Robinhood was the first sign that gamification was the wave of the future. And according to McGill Business Review, these newbie investors were sending the stock market for a wild ride…and not in a good way.
“With a notoriously bullish and amateur client base, the buyers profit from these risky and ignorant bets. While the practice is not illegal, there are stringent policies in place to protect the consumers’ interests, specifically with non-direct order flow,” they write.
“But concerns about Robinhood’s opaque revenue model pale in comparison to effects of the erratic behavior of its self-proclaimed day traders. With half of its users composed of first-time investors, the Robinhood cohort is characterized by bullish attitudes and risky investments that fuel bizarre market trends.”
And that’s what makes stock market gamification so scary, in the long run.
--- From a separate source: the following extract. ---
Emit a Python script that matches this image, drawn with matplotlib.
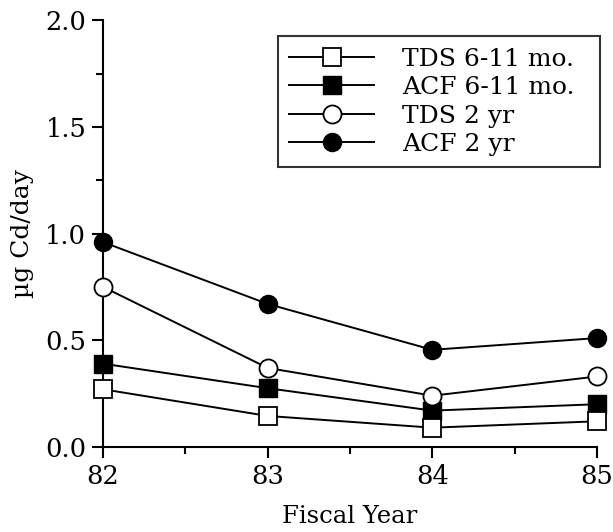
import numpy as np
import matplotlib.pyplot as plt
from matplotlib.ticker import MultipleLocator

# Data
years = [82, 83, 84, 85]
tds_infant = [0.27, 0.145, 0.09, 0.12]
acf_infant = [0.39, 0.275, 0.17, 0.20]
tds_toddler = [0.75, 0.37, 0.24, 0.33]
acf_toddler = [0.96, 0.67, 0.455, 0.51]

labels = ["TDS 6-11 mo.", "ACF 6-11 mo.", "TDS 2 yr", "ACF 2 yr"]

plt.rcParams['font.family'] = ['DejaVu Serif']

fig = plt.figure(figsize=(6.13, 5.32), dpi=100)
ax = fig.add_axes([0.168, 0.160, 0.806, 0.802])

ms = 13
ax.plot(years, tds_infant, 'k-', marker='s', mfc='white', mec='black', mew=1.3, ms=ms, lw=1.4, label=labels[0], clip_on=False, zorder=3)
ax.plot(years, acf_infant, 'k-', marker='s', mfc='black', mec='black', ms=ms, lw=1.4, label=labels[1], clip_on=False, zorder=2)
ax.plot(years, tds_toddler, 'k-', marker='o', mfc='white', mec='black', mew=1.3, ms=ms, lw=1.4, label=labels[2], clip_on=False, zorder=4)
ax.plot(years, acf_toddler, 'k-', marker='o', mfc='black', mec='black', ms=ms, lw=1.4, label=labels[3], clip_on=False, zorder=5)

ax.set_xlim(82, 85)
ax.set_ylim(0, 2.0)
ax.set_xticks(years)
ax.xaxis.set_minor_locator(MultipleLocator(0.5))
ax.yaxis.set_major_locator(MultipleLocator(0.5))
ax.yaxis.set_minor_locator(MultipleLocator(0.25))
ax.yaxis.set_major_formatter(plt.FormatStrFormatter('%.1f'))

for s in ['top', 'right']:
    ax.spines[s].set_visible(False)
for s in ['left', 'bottom']:
    ax.spines[s].set_linewidth(1.5)

ax.tick_params(which='major', direction='out', length=8, width=1.5, labelsize=18.5, pad=4)
ax.tick_params(which='minor', direction='out', length=5, width=1.5)

ax.set_xlabel("Fiscal Year", fontsize=17.5, labelpad=12)
ax.set_ylabel("µg Cd/day", fontsize=18, labelpad=8)

# legend box stretched to the width used in the original
leg = ax.legend(loc='upper left', bbox_to_anchor=(0.354, 0.0, 0.652, 0.962),
                mode='expand', fontsize=18,
                handlelength=3.4, handletextpad=1.1, labelspacing=0.22,
                frameon=True, fancybox=False, borderpad=0.45, borderaxespad=0,
                markerscale=1.0)
leg.get_frame().set_edgecolor('black')
leg.get_frame().set_linewidth(1.5)

plt.savefig("out.png", dpi=100)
The adrenaline rush of watching young adults — TikTok’s target audience — play with the stock market using house down payments is an interesting experiment in the short-term, but could have devastating long-term effects.
Unsurprisingly, Financial Times reports that stock market gamification can leave investors out in the cold, in the long run.
“Chief among them is the so-called rollover risk, when the ETF has to sell expiring oil contracts and buy the next month’s,” they write. “This is a recipe for disaster when it comes to commodity-linked ETFs such as USO, which behave differently to stock market ETFs.”
So while it may be fun to watch stock market gamification on social media — it’s certainly good for a laugh — it’s not a wise idea in the long run.